Your objective> Set down the full listing exactly, character for character.

Supplied information>

>> START

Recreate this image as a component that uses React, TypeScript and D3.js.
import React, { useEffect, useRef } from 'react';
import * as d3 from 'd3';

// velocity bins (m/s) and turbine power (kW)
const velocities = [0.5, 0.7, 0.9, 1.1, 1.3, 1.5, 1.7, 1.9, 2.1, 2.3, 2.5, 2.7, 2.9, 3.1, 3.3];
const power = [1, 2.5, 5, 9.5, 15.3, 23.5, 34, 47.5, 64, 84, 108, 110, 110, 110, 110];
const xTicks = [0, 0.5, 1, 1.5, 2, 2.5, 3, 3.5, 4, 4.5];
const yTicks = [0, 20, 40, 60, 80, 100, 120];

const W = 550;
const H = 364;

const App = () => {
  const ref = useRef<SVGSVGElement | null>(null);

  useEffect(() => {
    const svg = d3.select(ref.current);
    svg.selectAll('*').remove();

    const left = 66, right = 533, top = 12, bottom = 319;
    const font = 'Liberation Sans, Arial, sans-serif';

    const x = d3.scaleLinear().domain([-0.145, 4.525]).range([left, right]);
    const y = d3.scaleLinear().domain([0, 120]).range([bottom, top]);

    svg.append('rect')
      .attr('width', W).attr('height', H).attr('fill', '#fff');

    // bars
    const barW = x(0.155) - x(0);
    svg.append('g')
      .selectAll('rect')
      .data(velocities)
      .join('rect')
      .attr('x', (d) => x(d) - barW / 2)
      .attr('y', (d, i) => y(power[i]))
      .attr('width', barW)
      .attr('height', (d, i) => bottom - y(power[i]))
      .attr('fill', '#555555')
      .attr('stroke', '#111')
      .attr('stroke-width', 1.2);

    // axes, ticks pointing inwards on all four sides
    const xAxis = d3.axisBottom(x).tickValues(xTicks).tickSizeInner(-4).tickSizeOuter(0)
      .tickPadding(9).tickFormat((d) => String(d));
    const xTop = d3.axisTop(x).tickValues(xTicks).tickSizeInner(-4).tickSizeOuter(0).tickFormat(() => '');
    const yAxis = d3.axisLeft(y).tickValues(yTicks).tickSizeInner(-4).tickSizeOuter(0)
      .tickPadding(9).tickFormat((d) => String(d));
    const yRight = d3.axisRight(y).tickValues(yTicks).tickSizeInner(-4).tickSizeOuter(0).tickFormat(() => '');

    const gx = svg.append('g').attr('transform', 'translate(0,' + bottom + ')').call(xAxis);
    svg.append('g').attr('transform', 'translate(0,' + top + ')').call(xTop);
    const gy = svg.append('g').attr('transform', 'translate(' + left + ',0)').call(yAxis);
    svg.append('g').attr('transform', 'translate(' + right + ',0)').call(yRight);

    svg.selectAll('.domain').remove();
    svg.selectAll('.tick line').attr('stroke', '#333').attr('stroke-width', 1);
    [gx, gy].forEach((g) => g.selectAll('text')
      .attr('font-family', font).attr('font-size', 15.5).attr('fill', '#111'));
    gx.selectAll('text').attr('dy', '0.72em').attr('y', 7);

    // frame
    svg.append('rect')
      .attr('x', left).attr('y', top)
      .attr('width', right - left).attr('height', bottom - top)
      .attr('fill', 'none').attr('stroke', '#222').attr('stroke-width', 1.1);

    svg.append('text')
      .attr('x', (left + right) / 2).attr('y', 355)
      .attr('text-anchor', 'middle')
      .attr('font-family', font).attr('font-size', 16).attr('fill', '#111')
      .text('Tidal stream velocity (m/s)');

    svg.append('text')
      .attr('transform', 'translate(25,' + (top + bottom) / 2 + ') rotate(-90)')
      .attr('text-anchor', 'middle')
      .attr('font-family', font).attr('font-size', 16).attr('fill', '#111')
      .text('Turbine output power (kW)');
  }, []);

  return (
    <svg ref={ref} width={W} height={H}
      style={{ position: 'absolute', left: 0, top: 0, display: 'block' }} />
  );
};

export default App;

>> END

Task result>
Recreate this image as a component that uses React, TypeScript and D3.js.
import React, { useEffect, useRef } from 'react';
import * as d3 from 'd3';

// velocity bins (m/s) and turbine power (kW)
const velocities = [0.5, 0.7, 0.9, 1.1, 1.3, 1.5, 1.7, 1.9, 2.1, 2.3, 2.5, 2.7, 2.9, 3.1, 3.3];
const power = [1, 2.5, 5, 9.5, 15.3, 23.5, 34, 47.5, 64, 84, 108, 110, 110, 110, 110];
const xTicks = [0, 0.5, 1, 1.5, 2, 2.5, 3, 3.5, 4, 4.5];
const yTicks = [0, 20, 40, 60, 80, 100, 120];

const W = 550;
const H = 364;

const App = () => {
  const ref = useRef<SVGSVGElement | null>(null);

  useEffect(() => {
    const svg = d3.select(ref.current);
    svg.selectAll('*').remove();

    const left = 66, right = 533, top = 12, bottom = 319;
    const font = 'Liberation Sans, Arial, sans-serif';

    const x = d3.scaleLinear().domain([-0.145, 4.525]).range([left, right]);
    const y = d3.scaleLinear().domain([0, 120]).range([bottom, top]);

    svg.append('rect')
      .attr('width', W).attr('height', H).attr('fill', '#fff');

    // bars
    const barW = x(0.155) - x(0);
    svg.append('g')
      .selectAll('rect')
      .data(velocities)
      .join('rect')
      .attr('x', (d) => x(d) - barW / 2)
      .attr('y', (d, i) => y(power[i]))
      .attr('width', barW)
      .attr('height', (d, i) => bottom - y(power[i]))
      .attr('fill', '#555555')
      .attr('stroke', '#111')
      .attr('stroke-width', 1.2);

    // axes, ticks pointing inwards on all four sides
    const xAxis = d3.axisBottom(x).tickValues(xTicks).tickSizeInner(-4).tickSizeOuter(0)
      .tickPadding(9).tickFormat((d) => String(d));
    const xTop = d3.axisTop(x).tickValues(xTicks).tickSizeInner(-4).tickSizeOuter(0).tickFormat(() => '');
    const yAxis = d3.axisLeft(y).tickValues(yTicks).tickSizeInner(-4).tickSizeOuter(0)
      .tickPadding(9).tickFormat((d) => String(d));
    const yRight = d3.axisRight(y).tickValues(yTicks).tickSizeInner(-4).tickSizeOuter(0).tickFormat(() => '');

    const gx = svg.append('g').attr('transform', 'translate(0,' + bottom + ')').call(xAxis);
    svg.append('g').attr('transform', 'translate(0,' + top + ')').call(xTop);
    const gy = svg.append('g').attr('transform', 'translate(' + left + ',0)').call(yAxis);
    svg.append('g').attr('transform', 'translate(' + right + ',0)').call(yRight);

    svg.selectAll('.domain').remove();
    svg.selectAll('.tick line').attr('stroke', '#333').attr('stroke-width', 1);
    [gx, gy].forEach((g) => g.selectAll('text')
      .attr('font-family', font).attr('font-size', 15.5).attr('fill', '#111'));
    gx.selectAll('text').attr('dy', '0.72em').attr('y', 7);

    // frame
    svg.append('rect')
      .attr('x', left).attr('y', top)
      .attr('width', right - left).attr('height', bottom - top)
      .attr('fill', 'none').attr('stroke', '#222').attr('stroke-width', 1.1);

    svg.append('text')
      .attr('x', (left + right) / 2).attr('y', 355)
      .attr('text-anchor', 'middle')
      .attr('font-family', font).attr('font-size', 16).attr('fill', '#111')
      .text('Tidal stream velocity (m/s)');

    svg.append('text')
      .attr('transform', 'translate(25,' + (top + bottom) / 2 + ') rotate(-90)')
      .attr('text-anchor', 'middle')
      .attr('font-family', font).attr('font-size', 16).attr('fill', '#111')
      .text('Turbine output power (kW)');
  }, []);

  return (
    <svg ref={ref} width={W} height={H}
      style={{ position: 'absolute', left: 0, top: 0, display: 'block' }} />
  );
};

export default App;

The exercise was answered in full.